Go Ahead! Make My … Oops
After giving it no thought whatsoever, I’ve decided I’m definitely against folks being allowed to carry concealed weapons. The reason is, a whole lot of them may be no better at it than I was.
My history with weapons, concealed or otherwise, is not pretty. In fact, it’s a wonder I still have all my toes or that I’m not serving hard time somewhere for maiming the innocent.
There were no guns in my house when I was a little girl. My father truly believed that folks could be nice to one another and if they weren’t it didn’t take a gun to solve the problem.
Like the time he came home from work late one night to find a strange man sleeping in our porch swing. “Hey, fella,” he is reputed to have said. “You live around here?”
When the guy came up swinging and questioning my father’s legitimacy, my peace-loving dad rearranged his nose with one swift swing. Then he brought him in the house to put ice on it.
Mom was unhappy with the blood on the kitchen floor and I wasn’t allowed to leave my room.
Between icepacks, Daddy found out the stranger had gotten off the streetcar at the wrong stop, and after a few too many draughts at the local pub, one porch had begun to look pretty much like another so he had decided to pass out on ours.
After Daddy got the bleeding stopped, he drove the unfortunate fellow home.
So when I married a man with a .45 in the nighttable drawer, I wasn’t sure how to handle it. Literally.
Our spooky old Chicago apartment used to give me the creeps when my husband was away on trips. I spent too many sleepless nights listening to the creakings and groanings of a century-old building and imagining faceless monsters stalking down the long hall to where I lay quaking under the covers, wondering how the Trib’s headline the next day would treat my untimely demise.
That got old in a hurry.
“Teach me how to fire the .45,” I begged my young but not-so-stupid spouse. He flatly refused. Instead, he put more locks on the doors of our third-floor flat and made me promise to leave the gun in the drawer.
“See you Tuesday morning,” he said a few weeks later as he slipped into his topcoat, brushing cat hair from the sleeve. “Lock the doors and you’ll be fine,” he assured me. I nodded tacit agreement, kissed him goodbye, closed the door and headed for the night table drawer.

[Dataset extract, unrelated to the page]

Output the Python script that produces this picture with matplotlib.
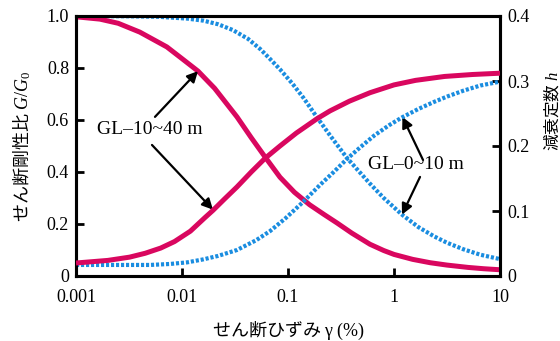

The .45 and I were home alone. Gingerly, I held it in two fingers, turning it first this way then that, carefully avoiding the business end. I knew there was a “clip” where the bullets were kept and that a slide had to be pulled to put one in the chamber.
But how? Then I recalled something called a “safety.” Being careful to keep the end with the little hole in it pointed away from me and the cats, I poked and tugged at first one thing and then another until I had it figured out.
If I mash these two buttons the clip falls out. When I swivel that little pivot thing I’m able to pull back the slide and shake the gun upside down to be sure there are no shells in the chamber.
Bingo! No more night terrors for me. I went to bed that night and slept the undisturbed sleep of an armed woman in charge.
And not a moment too soon. I awoke to a series of suspicious sounds from the opposite end of the hall. Without hesitation I grabbed the .45 and headed for the showdown.
But wait! I’m naked! I raced back to the bedroom, threw the .45 on the bed and grabbed for my husband’s old pajamas. I had to hold the pants up with one hand but my good right hand held the .45.
As I tiptoed down the hall I remembered I had no shell in the chamber. I’ve got to pull the slide, I told myself. I needed my left hand free, the one clutching my pants, to hold onto the gun while I pulled the slide with my right.
My pants hit the floor. Disgrace or disaster? What a choice.
I made a quick grab for the pants and as I fumbled with the safety I heard an ominous but not unfamiliar voice from the darkness. “Our trip canceled. Are you going to pull up your pants before or after you shoot me?”
My gun-toting career had ended as ignominiously as it had begun. Humiliation and .45s don’t go together.